Dahlman switches coasts and looks to surf new wave in shipping

Written by
Joe Brady

Published
14 Sep 2018

14 Sep 2018 • by Joe Brady

The last time Ernie Dahlman felt this good about shipping markets, he founded an investment bank and caught the boom-cycle wave of equity deals that transformed the sector in the mid-2000s.

Dahlman is excited again. And while he has not started a bank this time, he is working for one and predicting that once again there will be plenty of business to do in the near future.

“The turn is here,” Dahlman told TradeWinds in an interview this week from his new base in Costa Mesa, California, where he is now the shipping investment banker for B Riley FBR.

“The commodity deck is going to fly, and shipping will start a substantial bull market, beginning with dry bulk.

“I’m really going after it. This is the same environment as when we started. There is opportunity everywhere and we are only going up from here. I called it last time and I’m calling it again.”

Dahlman Rose beginnings

For those who may not remember, “last time" was 2004. That was when Dahlman and partner Simon Rose formed New York-based boutique bank Dahlman Rose with an initial focus on the shipping sector.

The move came just as trailblazers such as Angeliki Frangou and George Economou saw an opportunity in dry bulk and launched initial public offerings that created Navios Maritime Holdings and DryShips.

They paved the way for a horde of dry bulk owners to go public in New York from 2005 in a sector that had been limited to little other than Excel Maritime Carriers as a listed option to date.

Then other operating sectors joined in a record-setting 2005 for shipping equity issuance.

When the dust cleared a few years later, shipping had morphed from a handful of public listings in the US to more than 40 today.

'Hustled and punched above its weight'

Although Dahlman Rose was just a modest start-up operation, it quickly became known as a bank that hustled and punched above its weight.

Rose handled a growing number of senior accounts as the investment banker, while Dahlman was a specialist in equities trading after years of experience with earlier employer Fleet Bank.

In a matter of months, it stood side by side on deals with larger firms such as Jefferies, Morgan Stanley, Citibank, UBS and JP Morgan.

Dahlman Rose became a household name in the New York equity market, expanding into commodities and other related industries.

Dahlman grew rapidly and at its height was sponsoring elaborate parties that each June concluded the annual Marine Money week in Manhattan with unprecedented flair.

And while the good times would not last — Dahlman and Rose both were forced into retirement by the bank’s private-equity investors in 2011 amid shrinking business after the global economic collapse — the bank remains synonymous with the last true boom market in shipping.

Now, Dahlman is feeling similar optimism as he did ahead of those boom times.

“I’m extremely bullish on commodities,” Dahlman said. “The market is setting up in exactly the same way as in 2001 and 2002, in the time leading up to our decision to start Dahlman Rose.

“I expect to see a global repricing of commodities higher and a lot of dislocation, and that’s going to be positive for shipping markets.
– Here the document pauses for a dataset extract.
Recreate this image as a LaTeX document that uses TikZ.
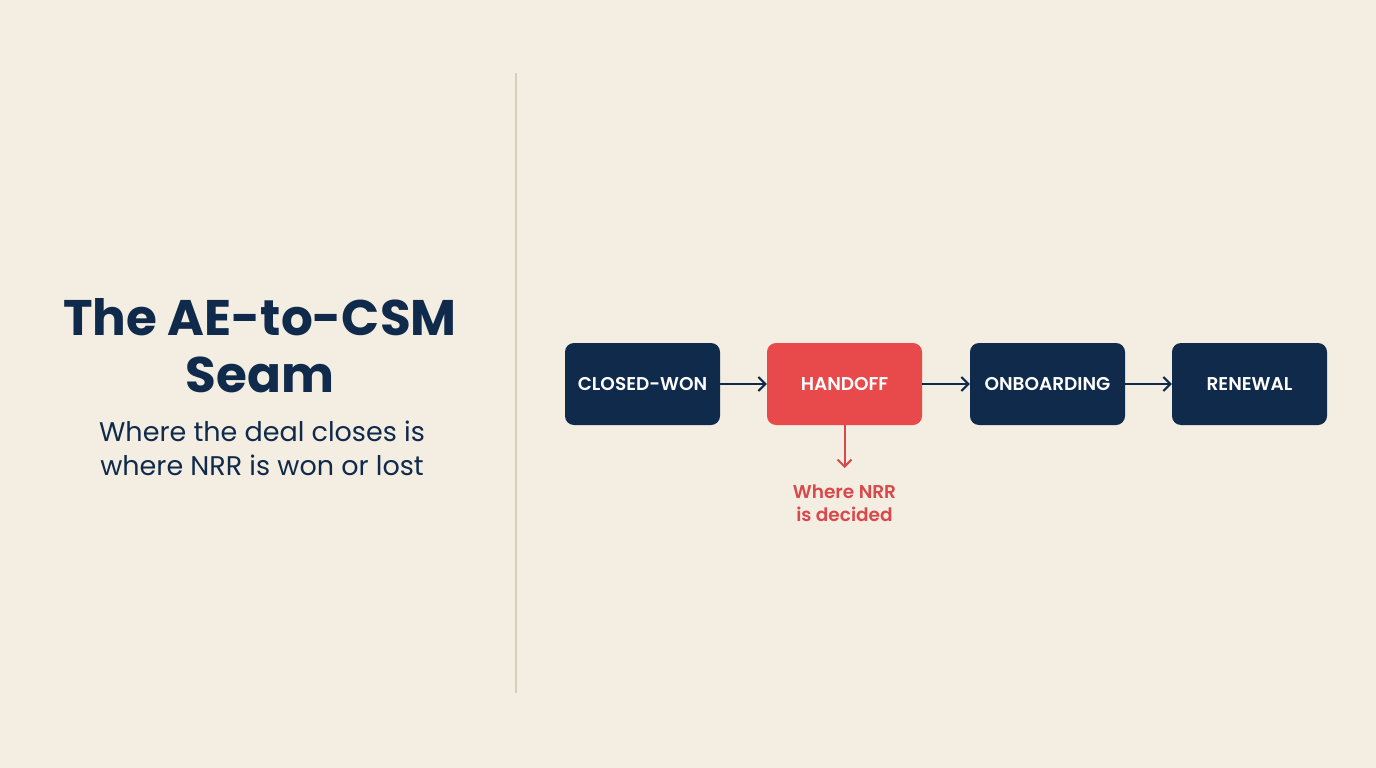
\documentclass[tikz,border=0pt]{standalone}
\usepackage{fontspec}
\setmainfont{Poppins}
\newfontfamily\semibold{Poppins SemiBold}
\usetikzlibrary{arrows.meta}
\definecolor{bg}{HTML}{F3EDE2}
\definecolor{navy}{HTML}{0F2A4A}
\definecolor{redbox}{HTML}{E84A4B}
\definecolor{redtxt}{HTML}{D9484A}
\definecolor{divider}{HTML}{D9CCB8}
\tikzset{
  stage/.style={rounded corners=9pt, minimum width=155pt, minimum height=82pt, inner sep=0pt,
    text=white, font=\fontsize{18.5}{22}\selectfont\semibold},
  navybox/.style={stage, fill=navy},
  redstage/.style={stage, fill=redbox},
  flow/.style={draw=navy, line width=2pt, -{Straight Barb[length=7pt,width=14pt,line width=2pt]}},
  redflow/.style={draw=redtxt, line width=2pt, -{Straight Barb[length=7pt,width=14pt,line width=2pt]}},
}
\begin{document}
\begin{tikzpicture}[x=1pt,y=-1pt]
\fill[bg] (0,0) rectangle (1376,768);
\useasboundingbox (0,0) rectangle (1376,768);
\draw[divider, line width=2pt] (516,73) coordinate (dtop) -- (516,693) coordinate (dbot);
\node[text=navy, align=center, font=\fontsize{50}{57}\selectfont\bfseries] (title) at (260,346) {The AE-to-CSM\\Seam};
\node[text=navy, align=center, font=\fontsize{27}{34}\selectfont] (sub) at (262,448) {Where the deal closes is\\where NRR is won or lost};
\node[navybox] (cw) at (642.5,384) {CLOSED-WON};
\node[redstage] (ho) at (844.5,384) {HANDOFF};
\node[navybox] (ob) at (1047.5,384) {ONBOARDING};
\node[navybox] (rn) at (1249.5,384) {RENEWAL};
\draw[flow] (cw) -- (ho);
\draw[flow] (ho) -- (ob);
\draw[flow] (ob) -- (rn);
\coordinate (dn) at (844.5,468);
\draw[redflow] (ho.south) -- (dn);
\node[text=redtxt, align=center, font=\fontsize{18.5}{23}\selectfont\semibold] (lbl) at (844.5,503) {Where NRR\\is decided};
\end{tikzpicture}
\end{document}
I’m really constructive on the dry bulk sector right now. I feel dry bulk has taken enough abuse and is on the verge of having a pretty significant upsurge.”

Second act in shipping

For Dahlman, it is something of a second act in shipping. He got remarried after leaving Dahlman Rose and moved to California, where he plunged into real estate and other projects, still in a non-compete period with his former employer.

Meanwhile, B Riley was in acquisition mode, snapping up the investment banking business of FBR in 2017.

The combined venture is described as a full-service investment bank and a subsidiary of Nasdaq-listed B Riley Financial.

The new B Riley FBR had no one doing maritime work, and that is where Dahlman stepped in last November as managing director for transportation and natural resources.

The bank hired Liam Burke to begin rolling out coverage of shipping names as equity analyst.

Last week, Burke introduced coverage on three master limited partnerships (MLPs).

It is just the beginning, Dahlman said.

“Liam [Burke] started only about a month ago, but our plan is to cover the entire [shipping] universe,” Dahlman said. “He’ll likely pick a sector at a time. We plan to be everywhere.”

On the investment banking side, B Riley FBR intends to be involved in a range of areas: workouts and restructurings, “baby” bonds, preferred stock, and of course equity deals, with at-the-market (ATM) structures a house specialty.

Dahlman says colleague Seth Appel, the managing director for investment banking, is among the industry’s leaders in ATM deals.

“We’ve done more in that space than any other firm on the street and we have four in the pipeline right now in the marine sector,” Dahlman says. “Every company has a credit facility and we look at ATMs as kind of an equity credit facility. It’s another tool that’s available to shipowners.”

He noted that B Riley Financial has a staff of 1,000 people: “It’s like Dahlman Rose, but we’ve got an army behind us. We are starting over again and it’s very exciting. I came back because I see the turn. The boom is coming. That’s why I dusted off the sneakers and came back to play.”